Step 1: Understanding the Concept:
To form a differential equation, we differentiate the equation of the family of curves as many times as the number of arbitrary constants (here, 2: \( a \) and \( b \)) and then eliminate these constants. Step 2: Detailed Explanation:
Given: \( y = a \cos \mu x + b \sin \mu x \).
Differentiating once with respect to \( x \):
\[ \frac{dy}{dx} = -a \mu \sin \mu x + b \mu \cos \mu x \]
Differentiating again with respect to \( x \):
\[ \frac{d^{2}y}{dx^{2}} = -a \mu^{2} \cos \mu x - b \mu^{2} \sin \mu x \]
Factor out \( -\mu^{2} \):
\[ \frac{d^{2}y}{dx^{2}} = -\mu^{2} (a \cos \mu x + b \sin \mu x) \]

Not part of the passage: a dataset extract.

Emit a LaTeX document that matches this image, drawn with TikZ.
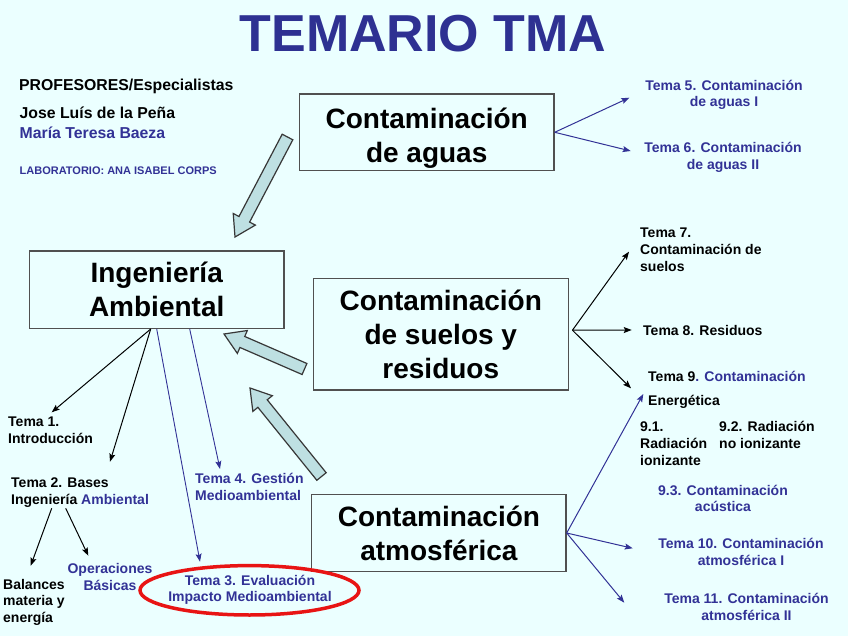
\documentclass[tikz,border=0pt]{standalone}
\usepackage{fontspec}
\setmainfont{Liberation Sans}
\usetikzlibrary{arrows.meta,calc}
\definecolor{bg}{RGB}{235,255,255}
\definecolor{tblue}{RGB}{50,50,150}
\definecolor{ttitle}{RGB}{46,49,146}
\definecolor{boxgray}{RGB}{80,80,80}
\definecolor{fatfill}{RGB}{190,224,226}
\definecolor{fatline}{RGB}{55,55,55}
\definecolor{ovalred}{RGB}{232,20,20}
\newcommand\fatarrow[2]{%
  \coordinate (fh) at ($(#2)!20pt!(#1)$);
  \draw[fatarr] ($(#1)!6pt!90:(#2)$) -- ($(fh)!6pt!90:(#2)$) -- ($(fh)!12.5pt!90:(#2)$) -- (#2)
    -- ($(fh)!12.5pt!-90:(#2)$) -- ($(fh)!6pt!-90:(#2)$) -- ($(#1)!6pt!-90:(#2)$) -- cycle;}
\tikzset{
  box/.style={draw=boxgray, line width=1.3pt, fill=bg, align=center, inner sep=0pt,
    font=\fontsize{28}{34}\selectfont\bfseries},
  lbl/.style={font=\fontsize{14}{16.6}\selectfont\bfseries, inner sep=0pt},
  lblue/.style={lbl, text=tblue},
  head/.style={font=\fontsize{15.8}{18}\selectfont\bfseries, inner sep=0pt, anchor=base west},
  fatarr/.style={draw=fatline, fill=fatfill, line width=1.2pt, line join=miter},
  karr/.style={draw=black, line width=1pt, -{Stealth[length=8pt,width=6pt,inset=1.5pt]}},
  barr/.style={draw=tblue, line width=1pt, -{Stealth[length=8pt,width=6pt,inset=1.5pt]}},
  oval/.style={draw=ovalred, line width=3.5pt},
}
\begin{document}
\begin{tikzpicture}[x=1pt,y=-1pt]
\fill[bg] (0,0) rectangle (848,636);
\useasboundingbox (0,0) rectangle (848,636);
% title
\node[font=\fontsize{52}{60}\selectfont\bfseries, text=ttitle, anchor=base, inner sep=0pt] (title) at (423,52) {TEMARIO TMA};
% header texts
\node[head] (prof) at (19,90.5) {PROFESORES/Especialistas};
\node[head] (jose) at (19.5,118.3) {Jose Luís de la Peña};
\node[head, text=tblue] (maria) at (19.5,138.3) {María Teresa Baeza};
\node[font=\fontsize{11}{13}\selectfont\bfseries, text=tblue, inner sep=0pt, anchor=base west] (lab) at (19.5,174.3) {LABORATORIO: ANA ISABEL CORPS};
% boxes
\node[box, minimum width=254.7pt, minimum height=76.7pt] (agua) at (426.7,132.3) {\rule{0pt}{33pt}Contaminación\\de aguas};
\node[box, minimum width=254.7pt, minimum height=77.3pt] (ing) at (156.7,289.7) {Ingeniería\\Ambiental};
\node[box, minimum width=255pt, minimum height=111.7pt] (suelo) at (440.8,334.2) {Contaminación\\de suelos y\\residuos};
\node[box, minimum width=254.3pt, minimum height=77.4pt] (atm) at (438.9,533) {Contaminación\\atmosférica};
% fat arrows
\coordinate (f1t) at (287.5,137); \coordinate (f1h) at (235,237);
\coordinate (f2t) at (304.5,369); \coordinate (f2h) at (224,334);
\coordinate (f3t) at (321.5,476.5); \coordinate (f3h) at (250,388);
\fatarrow{f1t}{f1h}
\fatarrow{f2t}{f2h}
\fatarrow{f3t}{f3h}
% right labels (base anchor = baseline of last line)
\node[lblue, align=center, anchor=base] (t5) at (724,106.7) {Tema 5. Contaminación\\de aguas I};
\node[lblue, align=center, anchor=base] (t6) at (723,169.3) {Tema 6. Contaminación\\de aguas II};
\node[lbl, align=left, anchor=base west] (t7) at (640,271) {Tema 7.\\Contaminación de\\suelos};
\node[lbl, anchor=base west] (t8) at (643,335.7) {Tema 8. Residuos};
\node[lbl, anchor=base west] (t9) at (648,381) {Tema 9{\color{tblue}. Contaminación}};
\node[lbl, anchor=base west] (energ) at (648,405) {Energética};
\node[lbl, align=left, anchor=base west] (t91) at (640,465) {9.1.\\Radiación\\ionizante};
\node[lbl, align=left, anchor=base west] (t92) at (719,448.3) {9.2. Radiación\\no ionizante};
\node[lblue, align=center, anchor=base] (t93) at (723,511.7) {9.3. Contaminación\\acústica};
\node[lblue, align=center, anchor=base] (t10) at (741,565) {Tema 10. Contaminación\\atmosférica I};
\node[lblue, align=center, anchor=base] (t11) at (746.5,620) {Tema 11. Contaminación\\atmosférica II};
% left labels
\node[lbl, align=left, anchor=base west] (t1) at (8,443.3) {Tema 1.\\Introducción};
\node[lbl, align=left, anchor=base west] (t2) at (11,504.3) {Tema 2. Bases\\Ingeniería {\color{tblue}Ambiental}};
\node[lbl, align=left, anchor=base west] (bal) at (3,622.3) {Balances\\materia y\\energía};
\node[lblue, align=center, anchor=base] (ops) at (110,590) {Operaciones\\Básicas};
\node[lblue, align=left, anchor=base west] (t4) at (195,500) {Tema 4. Gestión\\Medioambiental};
\node[lblue, align=center, anchor=base] (t3) at (250,601.7) {Tema 3. Evaluación\\Impacto Medioambiental};
\draw[oval] (249.5,590.3) ellipse [x radius=109.5pt, y radius=24.7pt];
% arrow end coordinates
\coordinate (e1) at (51.7,412.3);
\coordinate (e2) at (110,461.7);
\coordinate (e3) at (200,561.7);
\coordinate (e4) at (220,469);
\coordinate (t2a) at (51.7,508.3);
\coordinate (t2b) at (65.7,508.3);
\coordinate (ebal) at (30.7,565.7);
\coordinate (eops) at (88.3,555.7);
\coordinate (e5) at (629.3,97.7);
\coordinate (e6) at (630.7,151);
\coordinate (e7) at (629,251.7);
\coordinate (e8) at (631.7,330);
\coordinate (e9) at (631,388.3);
\coordinate (eE) at (643.3,394);
\coordinate (e10) at (632.7,548.3);
\coordinate (e11) at (624.3,602.7);
% thin arrows
\draw[karr] ([xshift=-6pt]ing.south) -- (e1);
\draw[karr] ([xshift=-6pt]ing.south) -- (e2);
\draw[barr, line width=0.9pt] (ing.south) -- (e3);
\draw[barr, line width=0.9pt] ([xshift=33pt]ing.south) -- (e4);
\draw[karr] (t2a) -- (ebal);
\draw[karr] (t2b) -- (eops);
\draw[barr] (agua.east) -- (e5);
\draw[barr] (agua.east) -- (e6);
\coordinate (so) at ($(suelo.east)+(3.5,-4)$);
\draw[karr] (so) -- (e7);
\draw[karr] (so) -- (e8);
\draw[karr] (so) -- (e9);
\draw[barr] (atm.east) -- (eE);
\draw[barr] (atm.east) -- (e10);
\draw[barr] (atm.east) -- (e11);
\end{tikzpicture}
\end{document}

Substituting the original expression for \( y \):
\[ \frac{d^{2}y}{dx^{2}} = -\mu^{2} y \]
Rearranging:
\[ \frac{d^{2}y}{dx^{2}} + \mu^{2} y = 0 \]. Step 3: Final Answer:
The differential equation is \( \frac{d^{2}y}{dx^{2}} + \mu^{2} y = 0 \).